J. Scott Armstrong of The Wharton School,
University of Pennsylvania; Kesten
C. Green of Business and Economic Forecasting, Monash University; and Willie
Soon of Harvard-Smithsonian Center for Astrophysics, Cambridge, published their
findings in 2008,
arguing that the claims of declining population among polar bears are not based
on scientific forecasting principles.
Polar Bears Have a Strong History of Survival
The reports and
photographs of polar bears dying of exhaustion from swimming,
unable to navigate the larger-than-usual water bodies formed between ice covers
in the arctic, also added to the fears propagated by global warming alarmists.
But a quick look at polar bear facts and figures will prove that deaths of
polar bears cannot necessarily be associated to swimming large distances as
there can be myriad numbers of reasons for the deaths of these cold-weather
predators.
According to polar bear facts provided
by World Wide Fund for Nature (WWF), the bears are excellent swimmers and have
an average swimming speed of 9.7 kph (6 mph) while their average walking speed
is a much less 5.5 kph (3.5 mph) which is a mechanism to keep body heat to the
minimum. They have a layer of fat up to 11 cm (4.3 in) thick keeps the bears
warm, especially while swimming.
Polar bears first evolved more than 110,000
years ago in coastal Siberia and proceeded to interbreed with brown bears
multiple times after they first diverged. Under their dense fur is black skin,
which aids in absorbing the rays of the arctic sun.
Polar Ice
One can look at the history of polar ice melting to
better understand the habitat of polar bears.
Scottish scientist Dr. Chad Dick, of the
Norwegian Polar Institute in Tromso, after researching the log books of Arctic
explorers spanning the past 300 years, believes the outer edge of sea ice may expand
and contract over regular periods of 60 to 80 years. According to his research findings, he
concluded, "the
recent worrying changes in Arctic sea ice are simply the result of standard
cyclical movements, and not a harbinger of major climate change."
If 300 years of study revealed 60-80 cycles
of climate changes, the arctic climate would have presumably undergone many
more cycles of drastic changes over the past thousands of years.
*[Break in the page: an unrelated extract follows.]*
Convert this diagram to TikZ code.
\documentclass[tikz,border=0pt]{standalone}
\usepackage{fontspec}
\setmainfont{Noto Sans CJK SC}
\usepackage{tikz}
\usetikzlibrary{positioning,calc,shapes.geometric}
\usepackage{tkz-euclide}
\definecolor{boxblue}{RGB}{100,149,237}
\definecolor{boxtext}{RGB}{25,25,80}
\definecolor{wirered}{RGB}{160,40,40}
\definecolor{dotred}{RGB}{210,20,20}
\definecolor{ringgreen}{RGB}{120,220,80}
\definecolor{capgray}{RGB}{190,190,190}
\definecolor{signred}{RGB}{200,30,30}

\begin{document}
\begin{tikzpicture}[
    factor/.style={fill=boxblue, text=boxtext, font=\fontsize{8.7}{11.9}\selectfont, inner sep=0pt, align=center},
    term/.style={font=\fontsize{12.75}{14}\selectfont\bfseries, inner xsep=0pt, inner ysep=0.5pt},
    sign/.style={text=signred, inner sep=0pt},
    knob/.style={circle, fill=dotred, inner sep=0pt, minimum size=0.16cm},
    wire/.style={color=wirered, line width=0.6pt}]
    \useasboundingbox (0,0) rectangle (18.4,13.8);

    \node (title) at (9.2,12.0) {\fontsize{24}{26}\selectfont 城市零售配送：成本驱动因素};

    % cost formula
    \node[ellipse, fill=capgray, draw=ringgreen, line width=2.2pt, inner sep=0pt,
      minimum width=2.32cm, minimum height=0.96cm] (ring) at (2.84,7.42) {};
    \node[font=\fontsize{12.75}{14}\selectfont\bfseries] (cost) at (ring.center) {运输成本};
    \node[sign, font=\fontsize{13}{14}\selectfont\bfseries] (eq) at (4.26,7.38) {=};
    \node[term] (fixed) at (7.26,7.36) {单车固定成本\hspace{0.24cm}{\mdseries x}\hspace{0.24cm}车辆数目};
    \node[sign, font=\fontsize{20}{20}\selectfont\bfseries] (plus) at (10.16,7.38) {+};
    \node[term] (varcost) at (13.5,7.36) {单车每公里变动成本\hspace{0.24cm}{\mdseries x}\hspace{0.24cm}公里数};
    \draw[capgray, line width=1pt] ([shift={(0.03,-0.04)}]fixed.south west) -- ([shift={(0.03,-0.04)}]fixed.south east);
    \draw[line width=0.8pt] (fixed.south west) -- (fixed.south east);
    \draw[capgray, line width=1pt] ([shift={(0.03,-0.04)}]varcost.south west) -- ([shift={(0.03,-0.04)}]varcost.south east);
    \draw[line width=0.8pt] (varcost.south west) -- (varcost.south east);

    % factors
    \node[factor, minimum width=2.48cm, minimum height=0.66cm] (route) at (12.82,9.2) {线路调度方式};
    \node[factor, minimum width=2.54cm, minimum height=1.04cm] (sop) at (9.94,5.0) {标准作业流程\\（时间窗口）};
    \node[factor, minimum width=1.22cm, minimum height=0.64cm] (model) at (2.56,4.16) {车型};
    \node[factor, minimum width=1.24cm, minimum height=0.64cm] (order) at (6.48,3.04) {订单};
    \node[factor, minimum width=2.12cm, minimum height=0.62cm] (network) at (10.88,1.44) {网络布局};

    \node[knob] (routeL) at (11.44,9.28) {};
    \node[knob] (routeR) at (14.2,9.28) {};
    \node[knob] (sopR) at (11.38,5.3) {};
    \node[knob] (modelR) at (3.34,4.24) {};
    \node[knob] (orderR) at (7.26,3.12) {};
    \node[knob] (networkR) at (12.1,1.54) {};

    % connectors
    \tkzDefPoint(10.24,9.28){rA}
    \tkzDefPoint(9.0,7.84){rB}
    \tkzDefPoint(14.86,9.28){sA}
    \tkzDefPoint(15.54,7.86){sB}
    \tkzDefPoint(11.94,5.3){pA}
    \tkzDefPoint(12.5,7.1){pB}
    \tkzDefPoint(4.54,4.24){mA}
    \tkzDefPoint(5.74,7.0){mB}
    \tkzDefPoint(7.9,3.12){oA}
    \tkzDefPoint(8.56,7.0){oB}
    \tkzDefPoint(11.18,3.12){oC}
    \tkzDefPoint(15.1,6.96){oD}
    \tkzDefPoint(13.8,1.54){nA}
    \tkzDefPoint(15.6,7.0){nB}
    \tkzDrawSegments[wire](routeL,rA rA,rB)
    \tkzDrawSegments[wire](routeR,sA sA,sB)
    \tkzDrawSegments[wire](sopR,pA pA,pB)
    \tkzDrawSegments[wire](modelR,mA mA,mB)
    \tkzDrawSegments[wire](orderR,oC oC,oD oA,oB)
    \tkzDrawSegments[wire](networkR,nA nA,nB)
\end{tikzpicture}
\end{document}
And with a
more than 110,000-year history of survival, it doesn't mak sense to believe
that polar bears are dying unable to withstand swimming exhaustion due to
larger water bodies.
Award-winning quaternary geologist Dr. Olafur Ingolfsson,
professor from the University of Iceland, has conducted extensive expeditions
and field research in both the Arctic and Antarctic.
"We have this specimen that confirms the
polar bear was a morphologically distinct species at least 100,000 years ago,
and this basically means that the polar bear has already survived one
interglacial period.
"This is telling us that despite the on-going warming in the
Arctic today, maybe we don't have to be quite so worried about the polar
bear," according to a report
published by U.S. Senate Environment and Public Works Committee.
Death by Hunting
Polar bears are not immortal, and they do
succumb to death. What is disputed is the exact cause of death. "The
international Agreement on the Conservation of Polar Bears allows for the
taking of polar bears for use by local people using traditional methods and
exercising traditional rights," says the WWF's site,
as it supports the "right of indigenous peoples to continue to sustainably harvest
local animals."
Canada allows legal hunting of polar bears by
non-native sport hunters and the hunting statistics of Russia and Greenland
are not available due to lack of monitoring. "Since it is not known whether killing
polar bears is balanced against the sustainable yield of a known population
size in such areas, there is reason for concern regarding the sustainability of
these practices," the WWF claims.
If the world is actually feeling threatened that polar bears might cease to
exist at some future point of time, why are they still being subjected to legal
hunting? And even if only the native populace holds the right to hunt polar
bears why is monitoring inadequate to track the hunting by non-natives?